Today’s reading from Mark 4:35 – 41 resonates with all the themes before us. For bible study and further education in the faith, I read commentary in The Interpreter’s Bible, a twelve-volume series published by Abingdon Press.
“Let us go across to the other side.”
I love Jesus’ restlessness in being driven to save the sick and oppressed, to hearing the cry of the “untouched, the unreached.” We must break from the false bonds of our religion or culture that deny basic human needs while we live well in this world.
“And leaving the crowd,” – it is one thing to collect a great mass of people around you, but Christ practiced withdrawing from this scene, to retreat, pray, prepare. The ones who suffered, the small numbers in need of his hands were always on his mind.
To “go where no hosannas are heard, but where the shadow of a cross falls.”

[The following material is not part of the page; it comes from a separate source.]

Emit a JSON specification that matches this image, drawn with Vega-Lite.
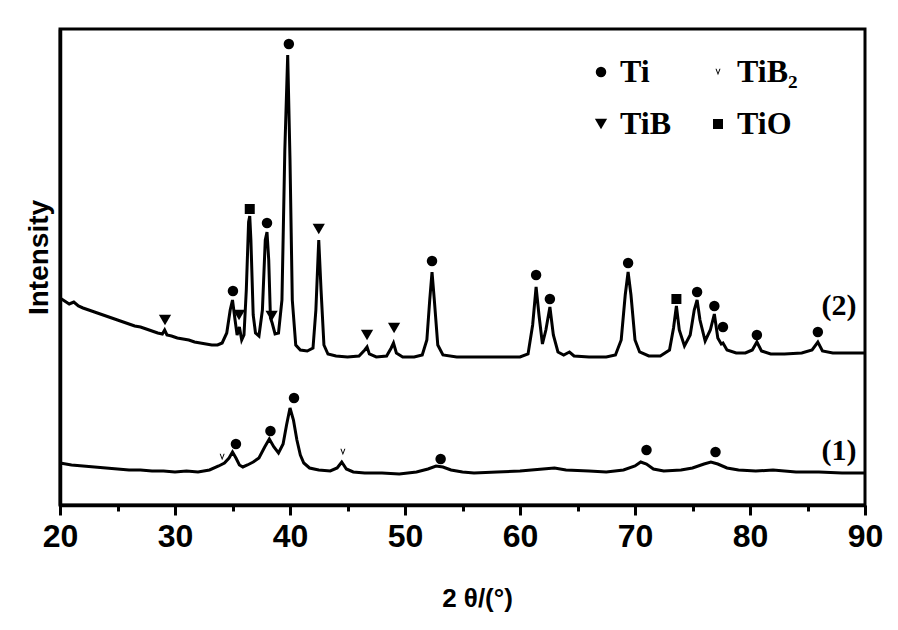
{
  "$schema": "https://vega.github.io/schema/vega-lite/v6.json",
  "autosize": "none",
  "padding": {"left": 60, "top": 29, "right": 33, "bottom": 125},
  "width": 805,
  "height": 476,
  "background": "white",
  "config": {
    "view": {"stroke": "black", "strokeWidth": 3},
    "axis": {"domainColor": "black", "domainWidth": 3.5, "tickColor": "black", "grid": false}
  },
  "datasets": {
    "curves": [
      {"s":"2","x":20.0,"y":207},{"s":"2","x":20.4,"y":204},{"s":"2","x":20.8,"y":201},{"s":"2","x":21.2,"y":203},{"s":"2","x":21.6,"y":199},{"s":"2","x":22.0,"y":197},{"s":"2","x":22.5,"y":195},{"s":"2","x":23.0,"y":193},{"s":"2","x":23.5,"y":191},{"s":"2","x":24.0,"y":189},{"s":"2","x":24.5,"y":187},{"s":"2","x":25.0,"y":185},{"s":"2","x":25.5,"y":183},{"s":"2","x":26.0,"y":181},{"s":"2","x":26.5,"y":179},{"s":"2","x":27.0,"y":178},{"s":"2","x":27.5,"y":176},{"s":"2","x":28.0,"y":174},{"s":"2","x":28.5,"y":172},{"s":"2","x":28.9,"y":171},{"s":"2","x":29.1,"y":175},{"s":"2","x":29.3,"y":170},{"s":"2","x":29.7,"y":169},{"s":"2","x":30.2,"y":167},{"s":"2","x":30.7,"y":166},{"s":"2","x":31.2,"y":165},{"s":"2","x":31.7,"y":163},{"s":"2","x":32.2,"y":162},{"s":"2","x":32.7,"y":161},{"s":"2","x":33.2,"y":160},{"s":"2","x":33.7,"y":160},{"s":"2","x":34.1,"y":162},{"s":"2","x":34.5,"y":172},{"s":"2","x":34.8,"y":195},{"s":"2","x":35.0,"y":205},{"s":"2","x":35.2,"y":187},{"s":"2","x":35.4,"y":170},{"s":"2","x":35.6,"y":178},{"s":"2","x":35.8,"y":165},{"s":"2","x":36.0,"y":170},{"s":"2","x":36.2,"y":215},{"s":"2","x":36.4,"y":283},{"s":"2","x":36.5,"y":289},{"s":"2","x":36.6,"y":265},{"s":"2","x":36.8,"y":190},{"s":"2","x":37.0,"y":172},{"s":"2","x":37.3,"y":169},{"s":"2","x":37.6,"y":195},{"s":"2","x":37.85,"y":265},{"s":"2","x":38.0,"y":273},{"s":"2","x":38.15,"y":245},{"s":"2","x":38.3,"y":187},{"s":"2","x":38.45,"y":182},{"s":"2","x":38.7,"y":171},{"s":"2","x":39.0,"y":172},{"s":"2","x":39.3,"y":205},{"s":"2","x":39.55,"y":355},{"s":"2","x":39.8,"y":450},{"s":"2","x":40.0,"y":345},{"s":"2","x":40.2,"y":205},{"s":"2","x":40.5,"y":160},{"s":"2","x":40.9,"y":155},{"s":"2","x":41.5,"y":154},{"s":"2","x":42.0,"y":157},{"s":"2","x":42.25,"y":195},{"s":"2","x":42.5,"y":265},{"s":"2","x":42.7,"y":215},{"s":"2","x":42.95,"y":160},{"s":"2","x":43.3,"y":151},{"s":"2","x":44.0,"y":149},{"s":"2","x":45.0,"y":148},{"s":"2","x":46.0,"y":149},{"s":"2","x":46.5,"y":155},{"s":"2","x":46.7,"y":158},{"s":"2","x":46.9,"y":151},{"s":"2","x":47.5,"y":148},{"s":"2","x":48.4,"y":149},{"s":"2","x":48.8,"y":157},{"s":"2","x":49.0,"y":162},{"s":"2","x":49.25,"y":152},{"s":"2","x":49.8,"y":148},{"s":"2","x":50.8,"y":148},{"s":"2","x":51.5,"y":150},{"s":"2","x":51.9,"y":165},{"s":"2","x":52.15,"y":205},{"s":"2","x":52.35,"y":233},{"s":"2","x":52.55,"y":205},{"s":"2","x":52.85,"y":160},{"s":"2","x":53.3,"y":150},{"s":"2","x":54.5,"y":148},{"s":"2","x":56,"y":148},{"s":"2","x":58,"y":148},{"s":"2","x":60,"y":148},{"s":"2","x":60.7,"y":151},{"s":"2","x":61.1,"y":180},{"s":"2","x":61.4,"y":218},{"s":"2","x":61.65,"y":190},{"s":"2","x":61.95,"y":161},{"s":"2","x":62.25,"y":175},{"s":"2","x":62.6,"y":198},{"s":"2","x":62.9,"y":170},{"s":"2","x":63.3,"y":153},{"s":"2","x":63.8,"y":150},{"s":"2","x":64.3,"y":153},{"s":"2","x":64.7,"y":149},{"s":"2","x":66,"y":148},{"s":"2","x":67.5,"y":148},{"s":"2","x":68.3,"y":150},{"s":"2","x":68.8,"y":165},{"s":"2","x":69.15,"y":210},{"s":"2","x":69.4,"y":233},{"s":"2","x":69.65,"y":210},{"s":"2","x":70.0,"y":165},{"s":"2","x":70.4,"y":153},{"s":"2","x":71.2,"y":149},{"s":"2","x":72.2,"y":149},{"s":"2","x":73.0,"y":155},{"s":"2","x":73.35,"y":177},{"s":"2","x":73.6,"y":199},{"s":"2","x":73.85,"y":175},{"s":"2","x":74.3,"y":159},{"s":"2","x":74.8,"y":170},{"s":"2","x":75.15,"y":195},{"s":"2","x":75.4,"y":205},{"s":"2","x":75.65,"y":185},{"s":"2","x":76.1,"y":164},{"s":"2","x":76.55,"y":175},{"s":"2","x":76.9,"y":191},{"s":"2","x":77.2,"y":167},{"s":"2","x":77.5,"y":161},{"s":"2","x":77.65,"y":162},{"s":"2","x":78.0,"y":155},{"s":"2","x":78.8,"y":152},{"s":"2","x":79.6,"y":152},{"s":"2","x":80.2,"y":155},{"s":"2","x":80.6,"y":163},{"s":"2","x":81.0,"y":154},{"s":"2","x":81.8,"y":151},{"s":"2","x":83.0,"y":151},{"s":"2","x":84.5,"y":152},{"s":"2","x":85.4,"y":155},{"s":"2","x":85.9,"y":163},{"s":"2","x":86.3,"y":154},{"s":"2","x":87.2,"y":152},{"s":"2","x":88.5,"y":152},{"s":"2","x":90,"y":152},
      {"s":"1","x":20,"y":42},{"s":"1","x":21,"y":40},{"s":"1","x":22,"y":39},{"s":"1","x":23,"y":38},{"s":"1","x":24,"y":37},{"s":"1","x":25,"y":36},{"s":"1","x":26,"y":35},{"s":"1","x":27,"y":35},{"s":"1","x":28,"y":34},{"s":"1","x":29,"y":34},{"s":"1","x":30,"y":33},{"s":"1","x":31,"y":34},{"s":"1","x":32,"y":33},{"s":"1","x":33,"y":35},{"s":"1","x":33.8,"y":39},{"s":"1","x":34.3,"y":42},{"s":"1","x":34.7,"y":47},{"s":"1","x":35.0,"y":53},{"s":"1","x":35.3,"y":47},{"s":"1","x":35.6,"y":40},{"s":"1","x":35.9,"y":38},{"s":"1","x":36.3,"y":40},{"s":"1","x":36.8,"y":43},{"s":"1","x":37.3,"y":47},{"s":"1","x":37.8,"y":58},{"s":"1","x":38.2,"y":66},{"s":"1","x":38.6,"y":58},{"s":"1","x":39.0,"y":52},{"s":"1","x":39.4,"y":61},{"s":"1","x":39.7,"y":80},{"s":"1","x":40.0,"y":97},{"s":"1","x":40.3,"y":85},{"s":"1","x":40.6,"y":65},{"s":"1","x":40.9,"y":50},{"s":"1","x":41.2,"y":42},{"s":"1","x":41.7,"y":37},{"s":"1","x":42.5,"y":35},{"s":"1","x":43.5,"y":34},{"s":"1","x":44.1,"y":37},{"s":"1","x":44.5,"y":43},{"s":"1","x":44.9,"y":36},{"s":"1","x":45.5,"y":33},{"s":"1","x":46.5,"y":32},{"s":"1","x":48,"y":32},{"s":"1","x":49.5,"y":31},{"s":"1","x":51,"y":33},{"s":"1","x":52,"y":36},{"s":"1","x":52.7,"y":39},{"s":"1","x":53.3,"y":38},{"s":"1","x":54,"y":35},{"s":"1","x":55,"y":33},{"s":"1","x":56,"y":32},{"s":"1","x":58,"y":33},{"s":"1","x":60,"y":34},{"s":"1","x":62,"y":36},{"s":"1","x":63,"y":37},{"s":"1","x":64,"y":35},{"s":"1","x":66,"y":34},{"s":"1","x":67.5,"y":33},{"s":"1","x":69,"y":35},{"s":"1","x":70,"y":39},{"s":"1","x":70.5,"y":43},{"s":"1","x":71,"y":41},{"s":"1","x":71.6,"y":36},{"s":"1","x":72.5,"y":34},{"s":"1","x":74,"y":35},{"s":"1","x":75,"y":37},{"s":"1","x":76,"y":41},{"s":"1","x":76.6,"y":43},{"s":"1","x":77.2,"y":41},{"s":"1","x":78,"y":37},{"s":"1","x":79,"y":35},{"s":"1","x":80.5,"y":34},{"s":"1","x":82,"y":35},{"s":"1","x":84,"y":33},{"s":"1","x":86,"y":33},{"s":"1","x":88,"y":32},{"s":"1","x":90,"y":32}
    ],
    "markers": [
      {"phase":"TiB₂","x":34.1,"y":48},{"phase":"Ti","x":35.3,"y":61},{"phase":"Ti","x":38.3,"y":74},{"phase":"Ti","x":40.35,"y":107},{"phase":"TiB₂","x":44.6,"y":53},{"phase":"Ti","x":53.1,"y":46},{"phase":"Ti","x":71.0,"y":55},{"phase":"Ti","x":77.0,"y":53},
      {"phase":"TiB","x":29.13,"y":185},{"phase":"Ti","x":35.04,"y":214},{"phase":"TiB","x":35.57,"y":190},{"phase":"TiO","x":36.5,"y":296},{"phase":"Ti","x":38.0,"y":282},{"phase":"TiB","x":38.4,"y":189},{"phase":"Ti","x":39.9,"y":461},{"phase":"TiB","x":42.5,"y":276},{"phase":"TiB","x":46.7,"y":170},{"phase":"TiB","x":49.05,"y":177},{"phase":"Ti","x":52.35,"y":244},{"phase":"Ti","x":61.4,"y":230},{"phase":"Ti","x":62.6,"y":206},{"phase":"Ti","x":69.4,"y":242},{"phase":"TiO","x":73.6,"y":206},{"phase":"Ti","x":75.4,"y":213},{"phase":"Ti","x":76.9,"y":199},{"phase":"Ti","x":77.65,"y":178},{"phase":"Ti","x":80.6,"y":170},{"phase":"Ti","x":85.9,"y":173}
    ],
    "labels": [
      {"text":"(2)","x":87.74,"y":199},
      {"text":"(1)","x":87.74,"y":54}
    ]
  },
  "layer": [
    {
      "data": {"name": "curves"},
      "mark": {"type": "line", "color": "black", "strokeWidth": 3, "interpolate": "linear"},
      "encoding": {
        "x": {
          "field": "x", "type": "quantitative",
          "scale": {"domain": [20, 90], "nice": false, "zero": false},
          "axis": {
            "values": [20,25,30,35,40,45,50,55,60,65,70,75,80,85,90],
            "labelExpr": "datum.value % 10 === 0 ? datum.label : ''",
            "tickSize": {"condition": {"test": "datum.value % 10 === 0", "value": 10}, "value": 6},
            "tickWidth": 3,
            "labelFont": "Liberation Sans", "labelFontWeight": "bold", "labelFontSize": 32,
            "labelColor": "black", "labelPadding": 6, "labelFlush": false,
            "title": "2 θ/(°)",
            "titleFont": "Liberation Sans", "titleFontWeight": "bold", "titleFontSize": 26,
            "titleColor": "black", "titleX": 417, "titleY": 80, "titleBaseline": "top"
          }
        },
        "y": {
          "field": "y", "type": "quantitative",
          "scale": {"domain": [0, 476], "nice": false, "zero": false},
          "axis": {
            "ticks": false, "labels": false,
            "title": "Intensity",
            "titleFont": "Liberation Sans", "titleFontWeight": "bold", "titleFontSize": 28,
            "titleColor": "black", "titleX": -13, "titleY": 228, "titleBaseline": "alphabetic", "titleAngle": -90
          }
        },
        "detail": {"field": "s", "type": "nominal"}
      }
    },
    {
      "data": {"name": "markers"},
      "mark": {"type": "point", "filled": true, "color": "black", "opacity": 1},
      "encoding": {
        "x": {"field": "x", "type": "quantitative"},
        "y": {"field": "y", "type": "quantitative"},
        "size": {
          "field": "phase", "type": "nominal",
          "scale": {"type": "ordinal", "domain": ["Ti", "TiB₂", "TiB", "TiO"], "range": [110, 70, 150, 100]}
        },
        "shape": {
          "field": "phase", "type": "nominal",
          "scale": {
            "domain": ["Ti", "TiB₂", "TiB", "TiO"],
            "range": ["circle", "M-0.6,-0.8L0,0.8L0.6,-0.8L0.35,-0.8L0,0.2L-0.35,-0.8Z", "triangle-down", "square"]
          },
          "legend": {
            "title": null,
            "orient": "none",
            "legendX": 525,
            "legendY": 27,
            "direction": "horizontal",
            "columns": 2,
            "columnPadding": 31,
            "rowPadding": 20,
            "padding": 0,
            "symbolFillColor": "black",
            "symbolStrokeColor": "black",
            "symbolStrokeWidth": 0,
            "labelOffset": 3,
            "labelFont": "Liberation Serif",
            "labelFontWeight": "bold",
            "labelFontSize": 32,
            "labelColor": "black",
            "labelLimit": 200
          }
        }
      }
    },
    {
      "data": {"name": "labels"},
      "mark": {"type": "text", "font": "Liberation Serif", "fontWeight": "bold", "fontSize": 30, "color": "black", "baseline": "middle", "align": "center"},
      "encoding": {
        "x": {"field": "x", "type": "quantitative"},
        "y": {"field": "y", "type": "quantitative"},
        "text": {"field": "text", "type": "nominal"}
      }
    }
  ]
}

To the bunkers where we hide the nuclear warheads, the shrines of missiles put up to idolize the use of force.
And then, “Teacher, do you not care if we perish?” In our smallness and lack of ability to see the unseen, we panic. But God never panics, as much as we try to project our fears and our rages onto him. “Peace, be still?!”
How difficult I find this, the Martha that I am. We have created nuclear self – annihilation. The anxiety of which seeps into every level of our being.
Was it “pride and presumption” that made me willing to walk onto a U.S. military base to protest these weapons?
Do I have the spiritual strength to face a mentality that our beloved attorney Bill Quigley captures in the words “it’s as if you walked into a used car lot” in the eyes of the court. You cut a lock on a gate. Damaged or stolen private property is the golden calf to be protected. Not whole cities in other people’s countries.
It is a tremendous effort, to calmly walk into this raging storm.
“Why are you afraid? Have you no faith?”
The Sea of Galilee, in its unique geography, could bring forth quicksand and violent storms, as the ancient fishermen had known. “Who then is this whom even the sun and moon obey?
Hebrews 11 is our other daily reading. “By faith he received power to generate,” – that is Abraham, with Sarah’s help, who fathers a child whose birth will lead to the springing forth of a whole nation. “Faith is the assurance of things hoped for, the conviction of things not seen.” This is the source of the Plowshares Movement’s inspiration, along with Isaiah 2:4 – “They shall beat their swords into plowshares.”
The Kings Bay action, along with the hundred others, speak to the sacramentality of a vision that abolishes nuclear weapons. We are convinced that God opposes what humanity has done in creating these weapons.
We do see a future where these weapons will no longer exist.
Meanwhile, we are part of the U.S. Catholic Church that doesn’t raise a strong enough voice against the nuclear state. Yet in our baptism we have been given the power to generate, to bring forth God’s will for us, that of divine will and true freedom.
So how shall we walk as disciples of the Christ in the 21st century? From childhood, I have had a sense of being lonely in a big crowd. My pilgrimage in life is to understand what this means as I now sit in my small cubicle in federal prison.
My next door neighbor is from Vermont, like myself.
My “rosary group” are women of deep devotion and love of Mary.
I received a beautiful card from a woman who is now in prison with me.
God works in amazing ways.
I feel small, old, fragile, and vulnerable. I understand the betrayal of both state and church in our lives. We are clearly in dire straits. But God’s promise and blessings are still with us. We are entering the sheepfold through the gate (Jn. 10:1) and it is oh so narrow. The Shepherd’s voice is known to us if we have ears to hear.